Além disso, ao trazer veículos desmontados e montá-los localmente, como a maioria das marcas chinesas planejam fazer, a estrutura fabril é absurdamente menor. Para se ter uma ideia, a BYD investiu R$ 5,5 bilhões para construir sua fábrica na Bahia, valor próximo ao que montadoras “tradicionais” gastam para começar a produzir completamente apenas um novo modelo.
Outra questão é que a China está com excesso de produção de carros e barreiras fiscais nos maiores mercados do mundo. Ela precisa escoar a produção a todo custo, isso torna a decisão de investimento muito mais ágil, então conseguem aproveitar janelas regulatórias antes que se fechem.

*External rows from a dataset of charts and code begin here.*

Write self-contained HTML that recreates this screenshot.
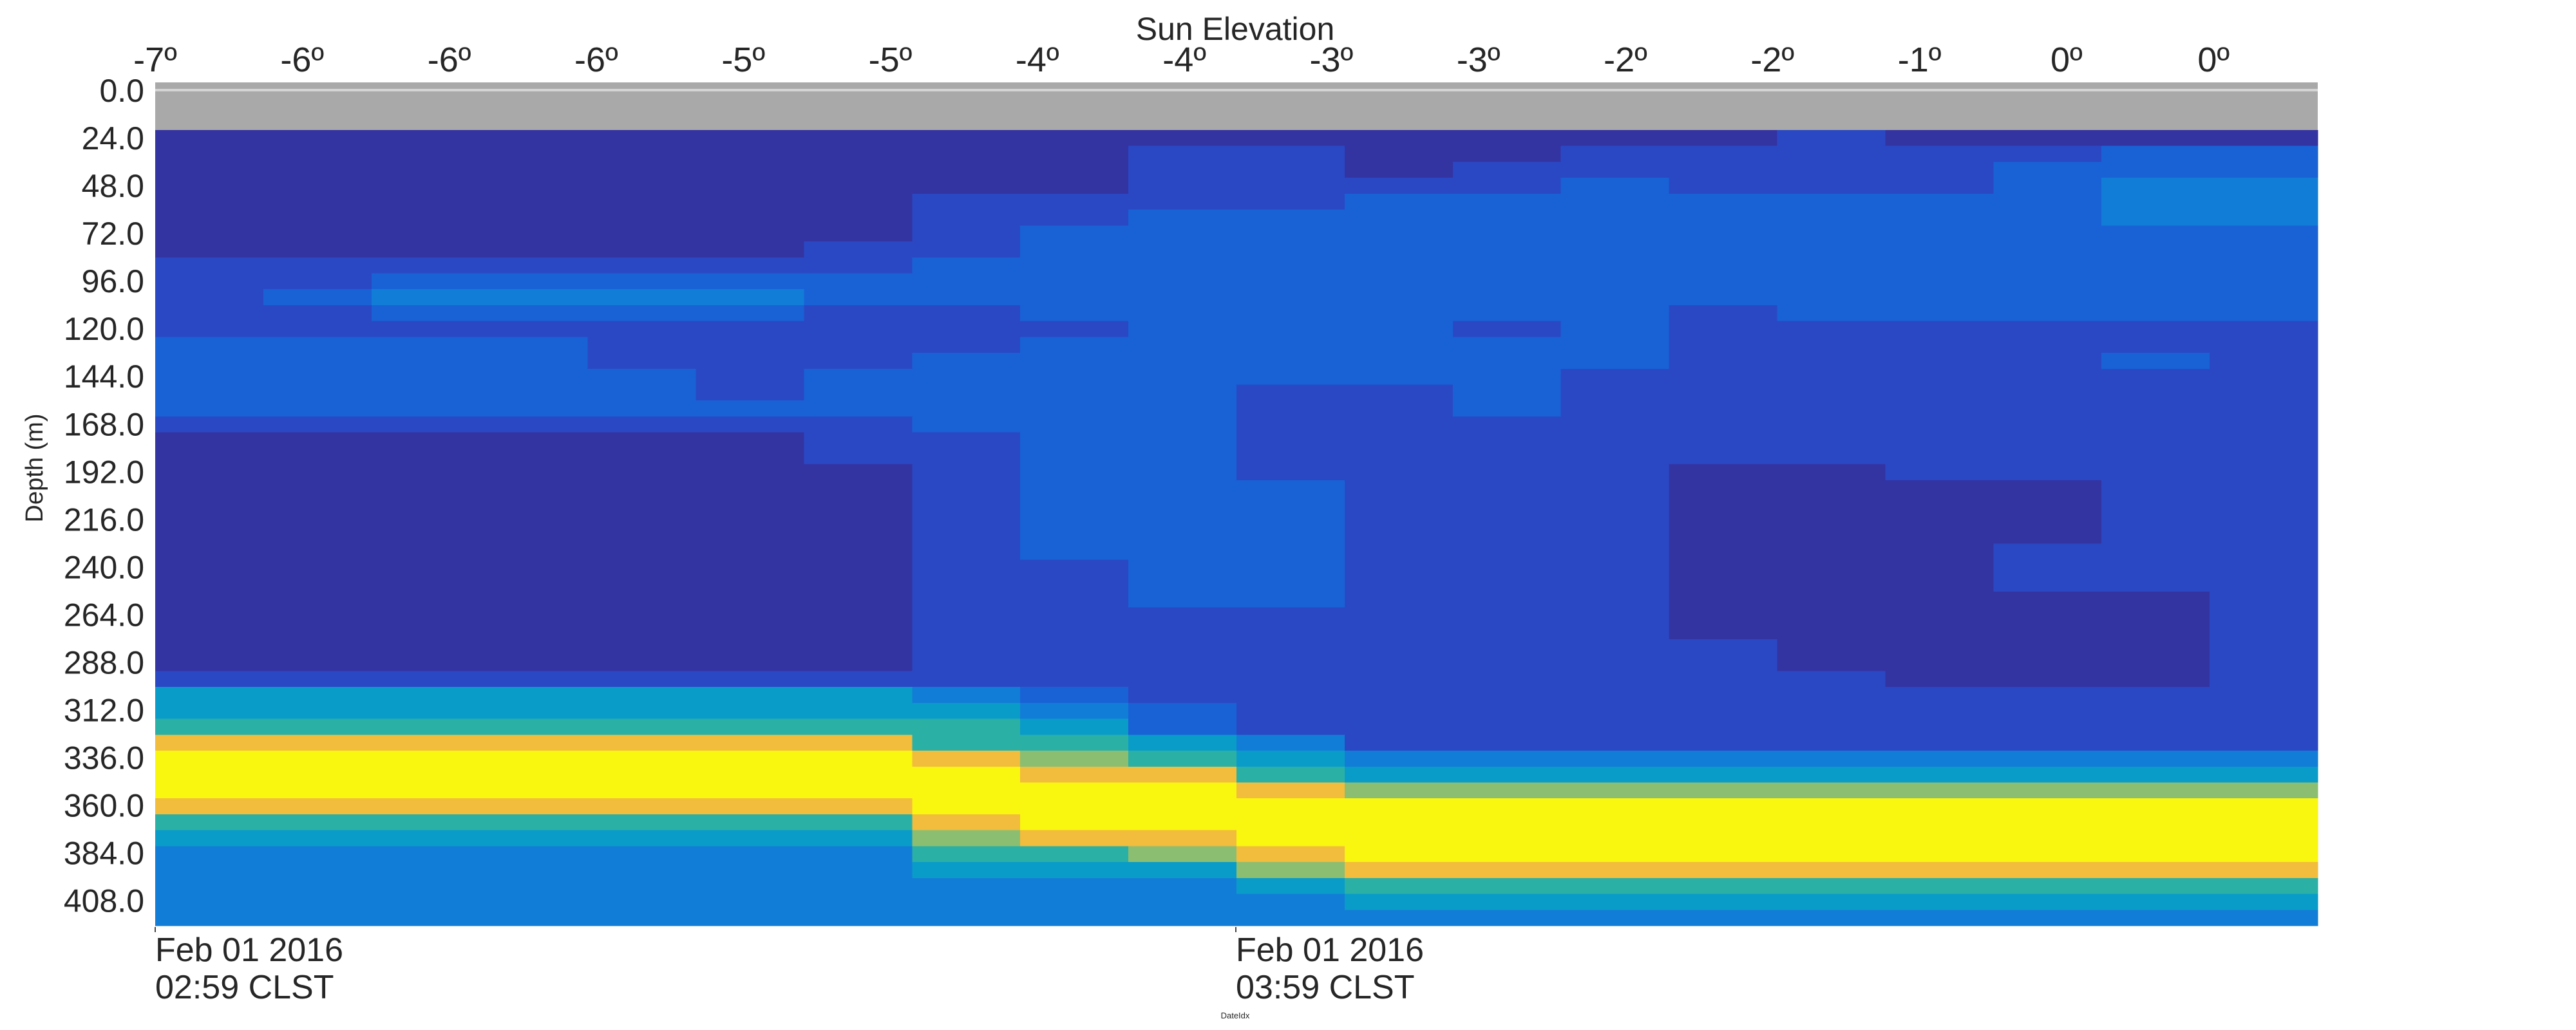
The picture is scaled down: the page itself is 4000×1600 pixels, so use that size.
<!DOCTYPE html>
<html><head><meta charset="utf-8">
<style>
html,body{margin:0;padding:0;background:#fff;}
svg{display:block;font-family:"Liberation Sans",Arial,sans-serif;}
</style></head>
<body>
<svg id="chart" width="4000" height="1600" viewBox="0 0 4000 1600" xmlns="http://www.w3.org/2000/svg">
<g id="heat"></g>
<g id="axes"></g>
</svg>
<script>
// ---- data ----
const elevationLabels = ["-7º","-6º","-6º","-6º","-5º","-5º","-4º","-4º","-3º","-3º","-2º","-2º","-1º","0º","0º"];
const depthTicks = [0,24,48,72,96,120,144,168,192,216,240,264,288,312,336,360,384,408];
const dateTicks = [0, 60];
const dateLabels1 = ["Feb 01 2016","Feb 01 2016"];
const dateLabels2 = ["02:59 CLST","03:59 CLST"];
const levelColors = ["#352a87","#3433a2","#2a48c4","#1862d6","#127dd6","#0a9cc9","#2bb0a5","#8cbe72","#f2bc3c","#f9f610"];
const levelRows = [
"11111111111111121111",
"11111111122112222233",
"11111111122122222333",
"11111111122223222344",
"11111112222333333344",
"11111112233333333344",
"11111112333333333333",
"11111122333333333333",
"22222223333333333333",
"22333333333333333333",
"23444433333333333333",
"22333322333333233333",
"22222222233323222222",
"33332222333333222222",
"33332223333333222232",
"33333233333332222222",
"33333233332232222222",
"33333333332232222222",
"22222223332222222222",
"11111122332222222222",
"11111122332222222222",
"11111112332222112222",
"11111112333222111122",
"11111112333222111122",
"11111112333222111122",
"11111112333222111122",
"11111112333222111222",
"11111112233222111222",
"11111112233222111222",
"11111112233222111112",
"11111112222222111112",
"11111112222222111112",
"11111112222222211112",
"11111112222222211112",
"22222222222222221112",
"55555554322222222222",
"55555555432222222222",
"66666666532222222222",
"88888886654222222222",
"99999998765444444444",
"99999999886555555555",
"99999999998777777777",
"88888889999999999999",
"66666668999999999999",
"55555557889999999999",
"44444446678999999999",
"44444445557888888888",
"44444444445666666666",
"44444444444555555555",
"44444444444444444444"
];
// ---- layout ----
const L=241, R=3599, T=128, B=1438, dataTop=202;
const NS="http://www.w3.org/2000/svg";
function mk(tag, attrs, parent){const e=document.createElementNS(NS,tag);for(const k in attrs)e.setAttribute(k,attrs[k]);parent.appendChild(e);return e;}
const yOfDepth = d => 140 + d*3.085;
const nCols = levelRows[0].length, nRows = levelRows.length;
const xCol = c => L + c*(R-L)/nCols;
const yRow = r => dataTop + r*(B-dataTop)/nRows;
const xElev = i => L + i*228.3;
const xTime = m => L + m*(1919-L)/60;
const heat=document.getElementById('heat'), axes=document.getElementById('axes');

const band = mk('rect',{x:L,y:T,width:R-L,height:dataTop-T,fill:"#a9a9a9"},heat);


const zl = mk('line',{x1:L,x2:R,y1:140,y2:140,stroke:"#d4d4d4","stroke-width":4},heat);



for(let r=0;r<nRows;r++){
  for(let c=0;c<nCols;c++){
    const v=+levelRows[r][c];
    const cell=mk('rect',{x:xCol(c),y:yRow(r),width:(R-L)/nCols+0.6,height:(B-dataTop)/nRows+0.6,fill:levelColors[v],'shape-rendering':'crispEdges'},heat);
    
    
  }
}

const tt=mk('text',{x:1918,y:62,'font-size':50,'text-anchor':'middle',fill:"#262626"},axes);
tt.textContent="Sun Elevation";


elevationLabels.forEach((lab,i)=>{
  const t=mk('text',{x:xElev(i),y:111,'font-size':54,'text-anchor':'middle',fill:"#262626"},axes);
  t.textContent=lab;
  
  
});
depthTicks.forEach(d=>{
  const t=mk('text',{x:224,y:yOfDepth(d)+18,'font-size':50,'text-anchor':'end',fill:"#262626"},axes);
  t.textContent=d.toFixed(1);
  
  
});
const yt=mk('text',{x:0,y:0,'font-size':38,'text-anchor':'middle',fill:"#262626",transform:"translate(66,727) rotate(-90)"},axes);
yt.textContent="Depth (m)";


dateTicks.forEach((m,i)=>{
  const x=xTime(m);
  const tk=mk('line',{x1:x,x2:x,y1:1440,y2:1448,stroke:"#444","stroke-width":2},axes);
  
  
  const a=mk('text',{x:x,y:1493,'font-size':52,fill:"#262626"},axes);
  a.textContent=dateLabels1[i];
  
  
  const b=mk('text',{x:x,y:1551,'font-size':52,fill:"#262626"},axes);
  b.textContent=dateLabels2[i];
  
  
});
const xt=mk('text',{x:1918,y:1582,'font-size':13,'text-anchor':'middle',fill:"#262626"},axes);
xt.textContent="DateIdx";


</script>
</body></html>
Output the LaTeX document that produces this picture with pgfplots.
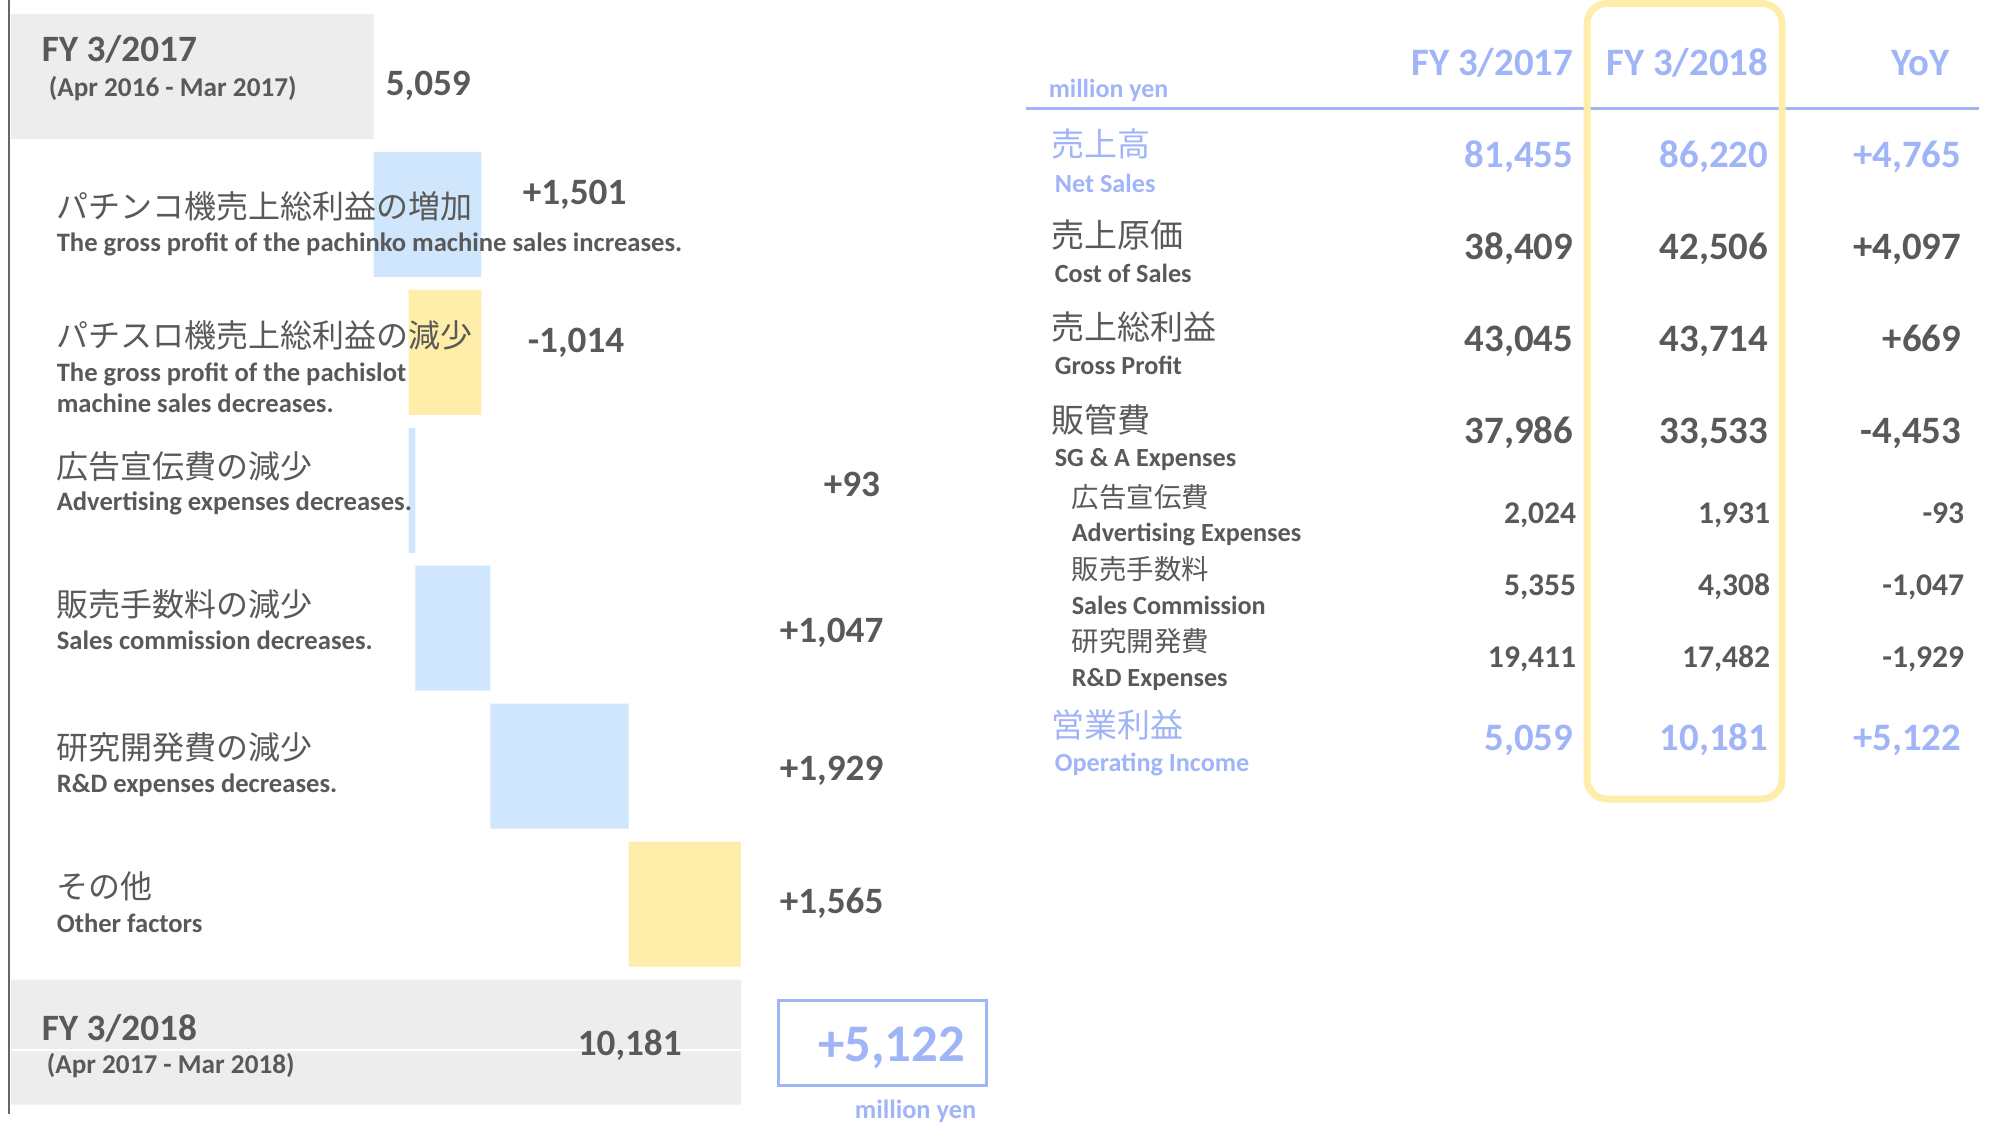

Enquanto isso, as montadoras tradicionais estão presas a estruturas mais robustas: grandes redes de fornecedores, sindicatos locais, cadeias de produção complexas, linhas de produção travadas ao redor do mundo e um modelo de negócios que depende de previsibilidade. Quando o cenário muda rápido, como agora, elas demoram mais para reagir.
Governo no meio do tiroteio
Para o governo, o desafio é gigante: como proteger a indústria nacional sem perder investimentos estratégicos? Ao mesmo tempo em que deseja fortalecer marcas instaladas, não pode ignorar o apelo das chinesas, que geram empregos em regiões carentes e promovem a eletrificação da frota.
Há também uma questão geopolítica: o Brasil quer ser protagonista na transição para uma mobilidade mais verde – e os elétricos chineses, mais acessíveis, ajudam a democratizar o acesso à tecnologia.
Mas há riscos. Se a produção nacional virar apenas “montagem final” de carros importados, como acrescentar pneus e vidros, perde-se capacidade tecnológica, empregos qualificados e competitividade industrial de verdade. Além de criar uma dependência enorme de uma só fonte. Afinal, se a decisão de instalação pode ser rápida, a retirada do investimento, caso o país não atenda às expectativas, também.